Tuesday, November 24, 2009

Nomad kayaking son ..... will I survive?

As I begin this post Nov. 18, son Chris, 23, is en route to India and perhaps Nepal, China and Tibet, on a two-month kayaking expedition. This is not "ordinary life" but it is his life. Here he is, my baby, 20 years ago dipping a paddle into the river for the first time. (That's his dad's vintage blue Dancer) And here he is a few years ago in a circling-the-drain Chilean waterfall. Actually, I"m not sure that's Chris. He and a Spanish kayaker explored this creek and took turns with the camera. Those days Chris was on his own with a hunger for adventure and a quiet determination to join an elite cadre of kayakers who travel the globe pursuing primo adventure and first descents. That's what he's doing now—primo adventure and first descents. And that's what he did in 2008 in Pakistan and Brazil, and in 2007 in Newfoundland and Chile. It's a ridiculous life. He toils for a few months to earn enough for life support and airline tickets, and then hops around the world with his kayak. It's not something that you envision, or can even imagine, for your child. But Chris is driven by an endless well of ambition and passion, so I go along, oscillating between pride and terror. Despite my fearful motherliness, I say, Go Chris!

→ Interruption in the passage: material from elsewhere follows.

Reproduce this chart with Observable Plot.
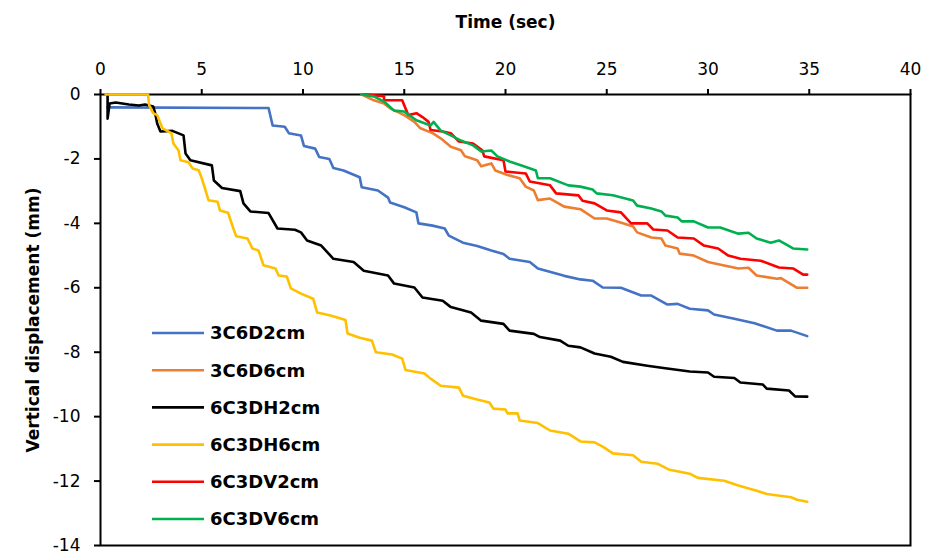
<!DOCTYPE html>
<html><head><meta charset="utf-8">
<script src="https://cdn.jsdelivr.net/npm/d3@7"></script>
<script src="https://cdn.jsdelivr.net/npm/@observablehq/plot@0.6"></script>
<style>body{margin:0;background:#fff} #chart{width:927px;height:552px}</style>
</head><body><div id="chart"></div>
<script>
const seriesNames = ["3C6D2cm","3C6D6cm","6C3DH2cm","6C3DH6cm","6C3DV2cm","6C3DV6cm"];
const seriesColors = ["#4472C4","#ED7D31","#000000","#FFC000","#FF0000","#00B050"];
const xTicks = [0,5,10,15,20,25,30,35,40];
const yTicks = [0,-2,-4,-6,-8,-10,-12,-14];
const xLabel = "Time (sec)";
const yLabel = "Vertical displacement (mm)";

const s3C6D2cm = [[0.35,-0.4],[8.3,-0.42],[8.5,-0.96],[9.1,-1.0],[9.3,-1.2],[9.9,-1.27],[10.05,-1.6],[10.6,-1.68],[10.8,-1.94],[11.3,-2.0],[11.5,-2.28],[12.0,-2.36],[12.8,-2.57],[12.9,-2.88],[13.7,-2.98],[14.2,-3.2],[14.3,-3.35],[15.0,-3.5],[15.6,-3.66],[15.7,-4.0],[16.4,-4.07],[17.0,-4.16],[17.2,-4.38],[17.9,-4.6],[18.6,-4.7],[19.3,-4.84],[19.9,-4.95],[20.2,-5.1],[21.2,-5.2],[21.6,-5.4],[22.9,-5.63],[23.7,-5.74],[24.3,-5.78],[24.8,-5.99],[25.7,-6.0],[26.7,-6.24],[27.2,-6.24],[28.0,-6.52],[28.5,-6.5],[29.1,-6.65],[30.0,-6.7],[30.3,-6.83],[31.3,-6.96],[32.3,-7.1],[33.4,-7.33],[34.1,-7.33],[34.9,-7.5]];
const s3C6D6cm = [[12.9,0],[13.5,-0.18],[14.0,-0.28],[14.3,-0.43],[15.0,-0.64],[15.5,-0.85],[15.8,-1.05],[16.4,-1.2],[16.8,-1.36],[17.3,-1.62],[17.8,-1.73],[18.0,-1.92],[18.6,-2.04],[18.8,-2.23],[19.3,-2.14],[19.5,-2.36],[20.1,-2.5],[20.7,-2.6],[21.0,-2.86],[21.4,-2.98],[21.6,-3.28],[22.2,-3.23],[22.9,-3.48],[23.7,-3.56],[24.4,-3.85],[25.0,-3.85],[25.8,-4.0],[26.3,-4.1],[26.5,-4.28],[27.2,-4.44],[27.7,-4.47],[27.9,-4.69],[28.5,-4.78],[28.6,-4.94],[29.3,-5.0],[30.0,-5.2],[30.8,-5.31],[31.5,-5.4],[32.0,-5.38],[32.4,-5.62],[33.4,-5.72],[33.6,-5.7],[34.4,-6.0],[34.9,-6.0]];
const s6C3DH2cm = [[0.35,0],[0.35,-0.75],[0.45,-0.28],[0.75,-0.25],[1.4,-0.31],[1.9,-0.34],[2.2,-0.31],[2.6,-0.37],[2.7,-0.58],[2.8,-0.9],[2.96,-1.15],[3.55,-1.13],[4.1,-1.27],[4.2,-1.83],[4.44,-2.04],[5.5,-2.2],[5.6,-2.67],[6.0,-2.9],[6.9,-3.0],[7.06,-3.38],[7.4,-3.63],[8.3,-3.68],[8.74,-4.16],[9.6,-4.2],[9.9,-4.28],[10.2,-4.53],[10.9,-4.69],[11.5,-5.1],[12.5,-5.2],[13.0,-5.47],[14.2,-5.62],[14.5,-5.87],[15.5,-5.99],[15.9,-6.3],[16.9,-6.4],[17.3,-6.6],[18.3,-6.77],[18.8,-7.02],[19.9,-7.12],[20.2,-7.33],[21.4,-7.43],[21.7,-7.53],[22.7,-7.64],[23.1,-7.8],[23.7,-7.85],[24.4,-8.04],[25.2,-8.14],[25.8,-8.3],[27.0,-8.42],[27.8,-8.49],[29.1,-8.6],[30.0,-8.63],[30.3,-8.76],[31.3,-8.8],[31.6,-8.94],[32.7,-9.0],[32.9,-9.13],[34.0,-9.19],[34.3,-9.37],[34.9,-9.38]];
const s6C3DH6cm = [[0.25,0],[2.35,0],[2.4,-0.33],[2.6,-0.58],[2.8,-0.64],[3.06,-1.05],[3.5,-1.2],[3.6,-1.52],[3.85,-1.73],[3.95,-2.04],[4.35,-2.1],[4.55,-2.3],[4.85,-2.35],[5.0,-2.6],[5.2,-3.0],[5.33,-3.28],[5.78,-3.33],[5.9,-3.6],[6.3,-3.67],[6.56,-4.16],[6.7,-4.4],[7.26,-4.47],[7.5,-4.78],[7.8,-4.84],[8.05,-5.3],[8.64,-5.4],[8.8,-5.62],[9.2,-5.65],[9.4,-6.02],[9.9,-6.18],[10.5,-6.34],[10.7,-6.77],[11.36,-6.86],[12.1,-7.0],[12.2,-7.42],[12.8,-7.55],[13.4,-7.64],[13.6,-8.0],[14.4,-8.07],[14.9,-8.2],[15.06,-8.55],[16.0,-8.66],[16.3,-8.82],[16.8,-9.04],[17.7,-9.1],[17.9,-9.35],[18.6,-9.47],[19.2,-9.56],[19.4,-9.75],[20.0,-9.78],[20.1,-9.9],[20.6,-9.9],[20.7,-10.12],[21.6,-10.2],[22.2,-10.43],[23.1,-10.53],[23.7,-10.77],[24.4,-10.8],[24.8,-10.93],[25.3,-11.14],[26.3,-11.2],[26.7,-11.4],[27.5,-11.46],[28.1,-11.65],[29.1,-11.77],[29.5,-11.9],[30.8,-11.99],[31.5,-12.14],[32.4,-12.3],[32.9,-12.4],[34.1,-12.5],[34.4,-12.58],[34.9,-12.64]];
const s6C3DV2cm = [[13.0,0],[14.0,-0.05],[14.0,-0.18],[14.9,-0.18],[15.06,-0.43],[15.2,-0.64],[15.6,-0.58],[15.9,-0.7],[16.2,-0.85],[16.3,-1.1],[16.9,-1.15],[17.3,-1.2],[17.7,-1.46],[18.4,-1.52],[18.85,-1.73],[18.95,-1.92],[19.9,-2.04],[20.0,-2.39],[21.0,-2.45],[21.2,-2.7],[22.2,-2.82],[22.5,-3.07],[23.6,-3.13],[23.8,-3.3],[24.4,-3.38],[25.0,-3.6],[25.7,-3.66],[26.2,-4.0],[27.0,-4.0],[27.3,-4.19],[28.0,-4.22],[28.5,-4.44],[29.3,-4.47],[29.8,-4.69],[30.5,-4.78],[31.0,-5.0],[31.6,-5.1],[32.6,-5.16],[33.5,-5.37],[34.2,-5.4],[34.7,-5.59],[34.9,-5.59]];
const s6C3DV6cm = [[12.9,0],[13.5,-0.06],[14.0,-0.22],[14.5,-0.5],[15.0,-0.53],[15.6,-0.8],[16.3,-0.96],[16.45,-0.85],[16.8,-1.12],[17.3,-1.27],[17.8,-1.43],[18.4,-1.58],[18.8,-1.77],[19.3,-1.74],[19.6,-1.92],[20.2,-2.08],[20.9,-2.23],[21.5,-2.36],[21.6,-2.6],[22.2,-2.6],[23.1,-2.82],[23.7,-2.86],[24.3,-2.95],[24.5,-3.07],[25.3,-3.13],[26.3,-3.29],[26.5,-3.45],[27.2,-3.54],[27.7,-3.63],[27.9,-3.76],[28.5,-3.82],[28.7,-3.94],[29.3,-3.94],[30.0,-4.13],[30.6,-4.13],[31.5,-4.32],[32.0,-4.29],[32.4,-4.47],[33.1,-4.6],[33.5,-4.53],[34.2,-4.78],[34.9,-4.81]];

const seriesData = [s3C6D2cm, s3C6D6cm, s6C3DH2cm, s6C3DH6cm, s6C3DV2cm, s6C3DV6cm];
const rows = seriesData.flatMap((arr, i) => arr.map(([t, v]) => ({t, v, series: seriesNames[i]})));

const plot = Plot.plot({
  width: 927, height: 552,
  marginLeft: 100, marginRight: 17, marginTop: 94, marginBottom: 7,
  style: {fontFamily: "DejaVu Sans", fontSize: "17px", color: "#000", background: "#fff", overflow: "visible"},
  x: {domain: [0, 40]},
  y: {domain: [-14, 0]},
  color: {domain: seriesNames, range: seriesColors},
  marks: [
    Plot.axisX({anchor: "top", ticks: xTicks, tickSize: 6, tickPadding: 14, label: null, strokeWidth: 2, tickFormat: d => String(d)}),
    Plot.axisY({anchor: "left", ticks: yTicks, tickSize: 6, tickPadding: 14, label: null, strokeWidth: 2, tickFormat: d => String(d)}),
    Plot.frame({stroke: "#000", strokeWidth: 2}),
    Plot.line(rows, {x: "t", y: "v", z: "series", stroke: "series", strokeWidth: 2.6}),
    Plot.text([xLabel], {frameAnchor: "top", dy: -72, lineAnchor: "middle", textAnchor: "middle", fontWeight: "bold", fontSize: 17}),
    Plot.text([yLabel], {frameAnchor: "left", dx: -67, rotate: -90, lineAnchor: "middle", textAnchor: "middle", fontWeight: "bold", fontSize: 17})
  ]
});

const svg = d3.select(plot);
const lg = svg.append("g").attr("text-anchor", "start");
seriesNames.forEach((n, i) => {
  const y = 333 + i * 37.2;
  lg.append("line").attr("x1", 152).attr("x2", 204).attr("y1", y).attr("y2", y)
    .attr("stroke", seriesColors[i]).attr("stroke-width", 2.6);
  lg.append("text").attr("x", 210).attr("y", y).attr("dy", "0.36em")
    .attr("font-weight", "bold").attr("font-size", 18).attr("fill", "#000").text(n);
});
document.getElementById("chart").appendChild(plot);
</script>
</body></html>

Saturday, October 17, 2009


Does this look like the perfect biking road? It is. And today we discovered it because when we were en route to Klamath Falls, OR,  on an entirely different mission, we got a phone call that directed the day elsewhere.  No longer were we headed to a Klamath-area bike ride, a soccer game, and then out to dinner with our youngest son, Chris and others, because, at the last minute, he was going here instead.

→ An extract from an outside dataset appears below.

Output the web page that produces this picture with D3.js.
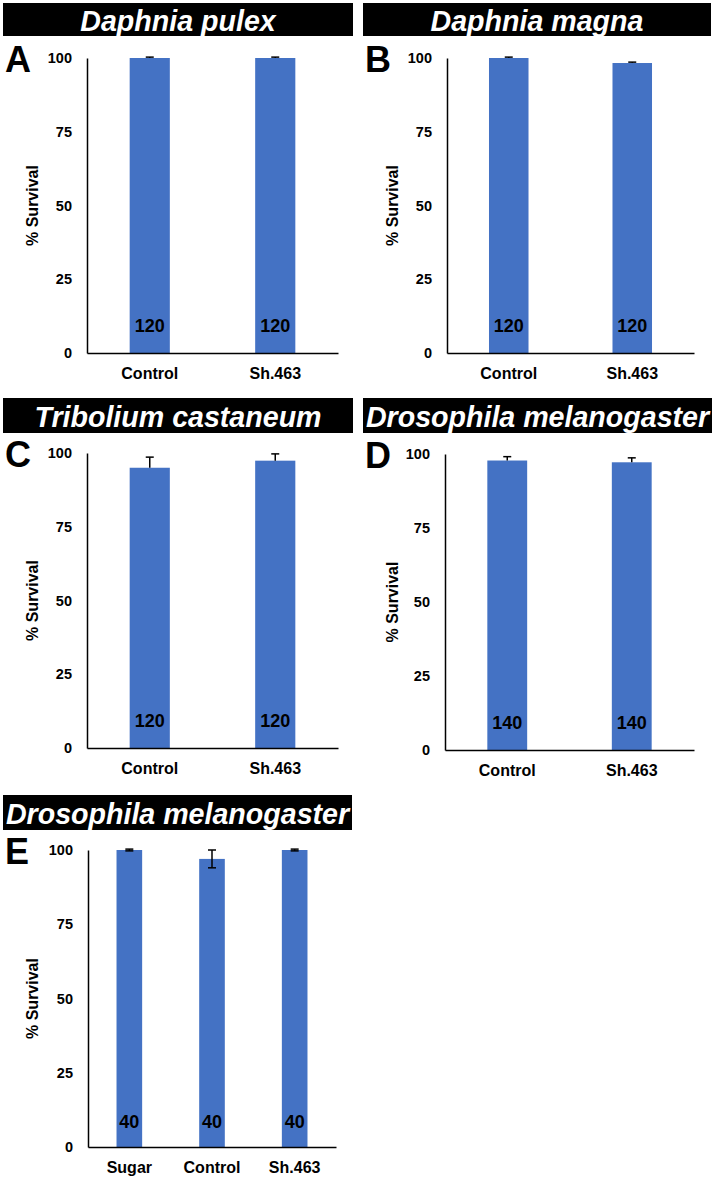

Chris is like that. Adventure calls and he pirouettes on a wave of impulse and desire to follow his kayaking dreams. Well, hell. We can change plans too, and we did and this is what we got. Not bad. It's the road to Elderberry Flats campground and, if you keep going, to Cow Creek, and Azalea, and Glendale. We can't wait to bike the whole route, but not today. Today just six miles into the potentially 46-mile round trip,  the sky dumped buckets. That meant riding six miles downhill in a torrent, but in a perverse sort of way, I enjoyed it. It was 64 degrees, not quite cold enough for hypothermia, and wet leaves are more colorful and pungent than dry ones.

Vine maples glowing despite the rain.
It was heaven, but I didn't mind being blasted by the car heater.




                                                                Done for the day.